In a letter circulated on Wednesday, Belgrade's U.N. envoy, Vladislav Jovanovic said Annan marginalized the Serbs' woes while focusing on problems of Kosovo's ethnic Albanians, who make up the vast majority of the population.
While Annan's report said that a flurry of recent attacks on Kosovo Serbs appeared orchestrated, "the perpetrators are not condemned and called to account, while the responsibility of ethnic Albanian leaders is not highlighted," Jovanovic said.
"No mention is made of the failure of the (NATO-led) Kosovo Force and the U.N. Interim Administration Mission in Kosovo to provide a secure environment," he charged.
Annan's June 8 report focused on the security situation in the Yugoslav province.
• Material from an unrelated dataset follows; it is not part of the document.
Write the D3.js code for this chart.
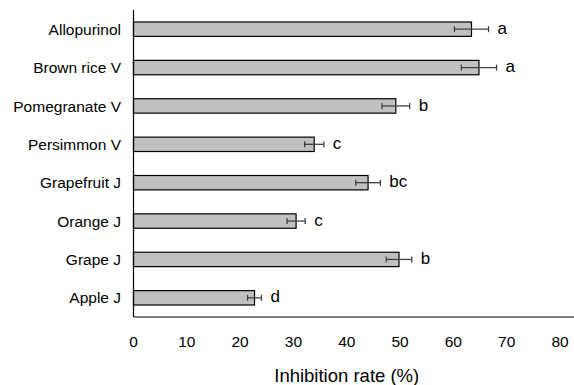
<!DOCTYPE html>
<html>
<head>
<meta charset="utf-8">
<script src="https://cdn.jsdelivr.net/npm/d3@7"></script>
<style>
  html, body { margin: 0; padding: 0; background: #fff; }
  svg { display: block; }
  text { font-family: "Liberation Sans", Arial, sans-serif; fill: #000; }
</style>
</head>
<body>
<svg id="chart" width="574" height="385"></svg>
<script>
const categories = ["Allopurinol", "Brown rice V", "Pomegranate V", "Persimmon V", "Grapefruit J", "Orange J", "Grape J", "Apple J"];
const values = [63.4, 64.8, 49.2, 33.9, 44.0, 30.5, 49.8, 22.7];
const errors = [3.2, 3.3, 2.6, 1.8, 2.3, 1.7, 2.4, 1.3];
const letters = ["a", "a", "b", "c", "bc", "c", "b", "d"];
const xTicks = [0, 10, 20, 30, 40, 50, 60, 70, 80];
const xTitle = "Inhibition rate (%)";

const svg = d3.select("#chart");
const plotLeft = 133.5, plotTop = 10, plotBottom = 317;
const x = d3.scaleLinear().domain([0, 80]).range([plotLeft, plotLeft + 426.5]);
const y = d3.scaleBand().domain(categories).range([plotTop, plotBottom]).paddingInner(0.625).paddingOuter(0.3125);

// bars
svg.selectAll("rect.bar").data(categories).enter().append("rect")
  .attr("class", "bar")
  .attr("x", x(0))
  .attr("y", d => y(d))
  .attr("width", (d, i) => x(values[i]) - x(0))
  .attr("height", y.bandwidth())
  .attr("fill", "#c0c0c0")
  .attr("stroke", "#000")
  .attr("stroke-width", 1.2);

// error bars
const cap = 3;
const eg = svg.append("g").attr("stroke", "#404040").attr("stroke-width", 1.3);
categories.forEach((c, i) => {
  const cy = y(c) + y.bandwidth() / 2;
  const x1 = x(values[i] - errors[i]), x2 = x(values[i] + errors[i]);
  eg.append("line").attr("x1", x1).attr("x2", x2).attr("y1", cy).attr("y2", cy);
  eg.append("line").attr("x1", x1).attr("x2", x1).attr("y1", cy - cap).attr("y2", cy + cap);
  eg.append("line").attr("x1", x2).attr("x2", x2).attr("y1", cy - cap).attr("y2", cy + cap);
});

// letters
svg.selectAll("text.sig").data(categories).enter().append("text")
  .attr("class", "sig")
  .attr("x", (d, i) => x(values[i] + errors[i]) + 9)
  .attr("y", d => y(d) + y.bandwidth() / 2)
  .attr("dy", "0.27em")
  .style("font-size", "17px")
  .text((d, i) => letters[i]);

// category labels
svg.selectAll("text.cat").data(categories).enter().append("text")
  .attr("class", "cat")
  .attr("x", 121)
  .attr("y", d => y(d) + y.bandwidth() / 2)
  .attr("dy", "0.36em")
  .attr("text-anchor", "end")
  .style("font-size", "15.5px")
  .text(d => d);

// axes lines
svg.append("line").attr("x1", plotLeft).attr("x2", plotLeft).attr("y1", plotTop).attr("y2", plotBottom)
  .attr("stroke", "#000").attr("stroke-width", 1.2);
svg.append("line").attr("x1", plotLeft).attr("x2", 574).attr("y1", plotBottom).attr("y2", plotBottom)
  .attr("stroke", "#000").attr("stroke-width", 1.2);

// x tick labels
svg.selectAll("text.tick").data(xTicks).enter().append("text")
  .attr("class", "tick")
  .attr("x", d => x(d))
  .attr("y", 346.5)
  .attr("text-anchor", "middle")
  .style("font-size", "15.5px")
  .text(d => d);

svg.append("text")
  .attr("x", x(40))
  .attr("y", 381.5)
  .attr("text-anchor", "middle")
  .style("font-size", "18.5px")
  .text(xTitle);
</script>
</body>
</html>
The United Nations is in charge of civilian administration and international police while NATO has organized the 40,000 peacekeepers.
The Security Council authorized the U.N. mission following an 11-week NATO air campaign to force Belgrade to stop repressing the ethnic Albanians, withdraw its troops and permit the return of hundreds of thousands of refugees who had fled.
Annan said the attacks had undermined Serb confidence in the future and added the international community had not intervened in Kosovo "to make it a haven for revenge and crime."
Jovanovic's letter accused the U.N. mission of detaining 450 Serbs without legal basis and of failing to protect and promote the human rights of Serbs and other non-Albanians.
He also said the mission had failed to demilitarize the Kosovo Liberation Army, a guerrilla force that battled Serb forces during the Kosovo conflict. The army, he said, had now "metamorphosed into the armed wing of the ethnic Albanian narco-mafia."